Merton, one of the fathers of modern day option theory and winner of the Nobel prize for economics in 1997, has some good advice for Australia’s savers and retirement industry. He said that Australians’ focus on their super balance drove overly risky behaviour.

“We are teaching people to look at the wrong number,” he told Fairfax.

In what would be a radical shift for Australians focused on cash, and with an opportunity to double dip into a pension if necessary, Merton said:

What is a good retirement is measured by the standard of living you want in retirement, and standard of living is not defined by a pot of money but a stream of income. A good amount for retirement would be to sustain the standard of living you have become used to enjoying in the later part of your working life. That is an income goal; it’s not a wealth goal.

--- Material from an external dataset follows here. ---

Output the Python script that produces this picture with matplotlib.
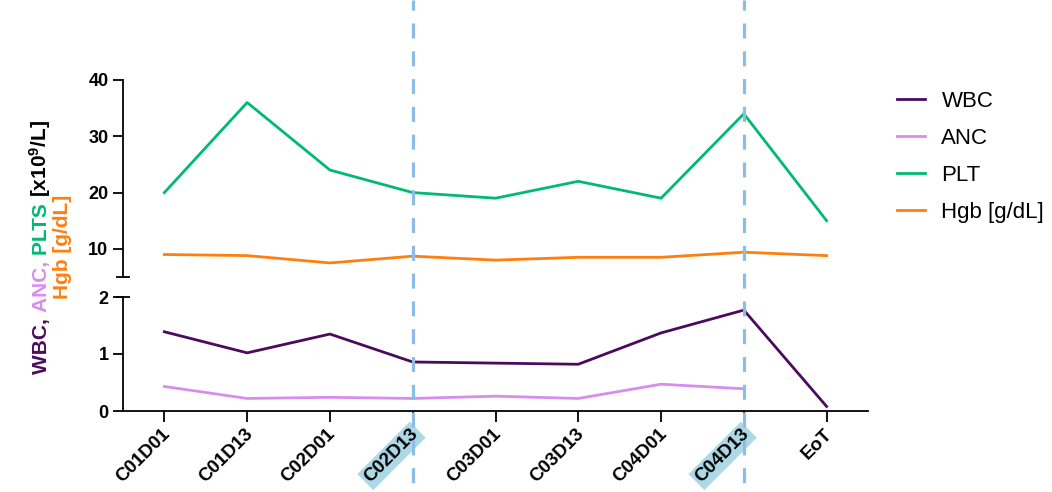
import matplotlib
matplotlib.use("Agg")
import matplotlib.pyplot as plt
import matplotlib.transforms as mtransforms
from matplotlib.lines import Line2D

plt.rcParams['font.family'] = ['Liberation Sans', 'DejaVu Sans']
plt.rcParams['mathtext.fontset'] = 'custom'
plt.rcParams['mathtext.rm'] = 'Liberation Sans:bold'
plt.rcParams['mathtext.bf'] = 'Liberation Sans:bold'
plt.rcParams['mathtext.it'] = 'Liberation Sans:bold'

visits = ["C01D01", "C01D13", "C02D01", "C02D13", "C03D01",
          "C03D13", "C04D01", "C04D13", "EoT"]
wbc = [1.39, 1.02, 1.35, 0.86, 0.84, 0.82, 1.37, 1.77, 0.08]
anc = [0.43, 0.22, 0.24, 0.22, 0.26, 0.22, 0.47, 0.39]
plt_counts = [20, 36, 24, 20, 19, 22, 19, 34, 15]
hgb = [9.0, 8.8, 7.5, 8.7, 8.0, 8.5, 8.5, 9.4, 8.8]
highlighted = ["C02D13", "C04D13"]

series_colors = {
    "WBC": "#4b0a5c",
    "ANC": "#d98cf0",
    "PLT": "#00ba72",
    "Hgb [g/dL]": "#ff7f0e",
}
marker_color = "#8bbde6"

W, H, DPI = 1052, 492, 100
fig = plt.figure(figsize=(W / DPI, H / DPI), dpi=DPI)

left_px, right_px = 123, 868
top_px, brk_top_px = 80, 277
brk_bot_px, bottom_px = 297, 411


def add_axes(y0, y1):
    return fig.add_axes([left_px / W, (H - y1) / H,
                         (right_px - left_px) / W, (y1 - y0) / H])


ax_top = add_axes(top_px, brk_top_px)
ax_bot = add_axes(brk_bot_px, bottom_px)

x = list(range(len(visits)))
lw = 2.0
for ax in (ax_top, ax_bot):
    ax.plot(x, wbc, color=series_colors["WBC"], lw=lw, label="WBC")
    ax.plot(x[:len(anc)], anc, color=series_colors["ANC"], lw=lw, label="ANC")
    ax.plot(x, plt_counts, color=series_colors["PLT"], lw=lw, label="PLT")
    ax.plot(x, hgb, color=series_colors["Hgb [g/dL]"], lw=lw, label="Hgb [g/dL]")
    ax.set_xlim(-0.5, len(visits) - 0.5)
    ax.spines[["top", "right"]].set_visible(False)
    ax.spines["left"].set_linewidth(1.3)
    ax.spines["bottom"].set_linewidth(1.3)
    ax.tick_params(axis="y", length=7, width=1.3, pad=3.5)

ax_top.set_ylim(5, 40)
ax_top.set_yticks([10, 20, 30, 40])
ax_top.set_yticklabels(["10", "20", "30", "40"], fontweight="bold", fontsize=13)
ax_top.spines["bottom"].set_visible(False)
ax_top.set_xticks([])

ax_bot.set_ylim(0, 2)
ax_bot.set_yticks([0, 1, 2])
ax_bot.set_yticklabels(["0", "1", "2"], fontweight="bold", fontsize=13)
ax_bot.set_xticks(x)
ax_bot.set_xticklabels(visits, fontweight="bold", fontsize=13.5)
ax_bot.tick_params(axis="x", length=8, width=1.3, pad=4)
shift = mtransforms.ScaledTranslation(3 / DPI, -4 / DPI, fig.dpi_scale_trans)
for lab in ax_bot.get_xticklabels():
    lab.set_rotation(45)
    lab.set_rotation_mode("anchor")
    lab.set_ha("right")
    lab.set_va("center")
    lab.set_transform(lab.get_transform() + shift)
    if lab.get_text() in highlighted:
        lab.set_bbox(dict(facecolor="#add8e6", edgecolor="none", pad=2.0))

# axis-break marks on the left spine
for ax, yy in ((ax_top, 0), (ax_bot, 1)):
    ax.plot([0], [yy], marker="_", markersize=10, mew=1.3, color="black",
            transform=ax.transAxes, clip_on=False)

# dashed markers spanning the full figure height
trans = mtransforms.blended_transform_factory(ax_bot.transData, fig.transFigure)
for name in highlighted:
    xi = visits.index(name)
    ln = Line2D([xi, xi], [1, 0], transform=trans, color=marker_color,
                lw=2.3, linestyle=(1.5, (4.7, 4.0)), zorder=10)
    fig.add_artist(ln)

# legend
handles, labels = ax_bot.get_legend_handles_labels()
fig.legend(handles, labels, loc="upper left",
           bbox_to_anchor=(877 / W, (H - 71) / H), frameon=False,
           fontsize=16, handlelength=1.25, handletextpad=0.75,
           labelspacing=0.72)

# multicoloured y-axis title, built from rotated pieces
fig.canvas.draw()
renderer = fig.canvas.get_renderer()
ident = mtransforms.IdentityTransform()


def stacked_title(pieces, x_base, y_center, fs=15):
    texts = []
    for s, c in pieces:
        t = fig.text(0, 0, s, color=c, fontsize=fs, fontweight="bold",
                     rotation=90, rotation_mode="anchor",
                     ha="left", va="baseline", transform=ident)
        texts.append(t)
    lengths = [t.get_window_extent(renderer).height for t in texts]
    y = y_center - sum(lengths) / 2
    for t, L in zip(texts, lengths):
        t.set_position((x_base, y))
        y += L


stacked_title([("WBC, ", series_colors["WBC"]),
               ("ANC, ", series_colors["ANC"]),
               ("PLTS ", series_colors["PLT"]),
               (r"[x10$^{9}$/L]", "black")],
              x_base=47, y_center=H - 247)
stacked_title([("Hgb [g/dL]", series_colors["Hgb [g/dL]"])],
              x_base=68, y_center=H - 247)

fig.savefig("out.png", dpi=DPI)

Super funds shouldn’t be focusing you on how many dollars you have in your account but how many income units you have. They don’t do this now, but this is going to change.

The problem with that is most people think a “certain dollar” value of their super represents this retirement standard of living.

Merton seems to be cheerleading for those who believe that stocks should be held longer into retirement and not converted to fixed income.

Every system says the closer you get to retirement, the more conservative you should become, but the irony is what they call safe is fixed income.

In many systems, and I wouldn’t be surprised if this was the case in Australia, you will be invested in a one-, two-year or five-year bond. But from an income point of view, that is one of the riskiest assets you could hold.

It might seem nuanced and financially wonky for Merton to say that fixed income is risky. But he is simply highlighting what all Australian know – we are going to live longer, retire longer and our super needs to last longer.

So how we manage our pot of money, both in the accumulation phase of our working lives and then in retirement, needs rethinking.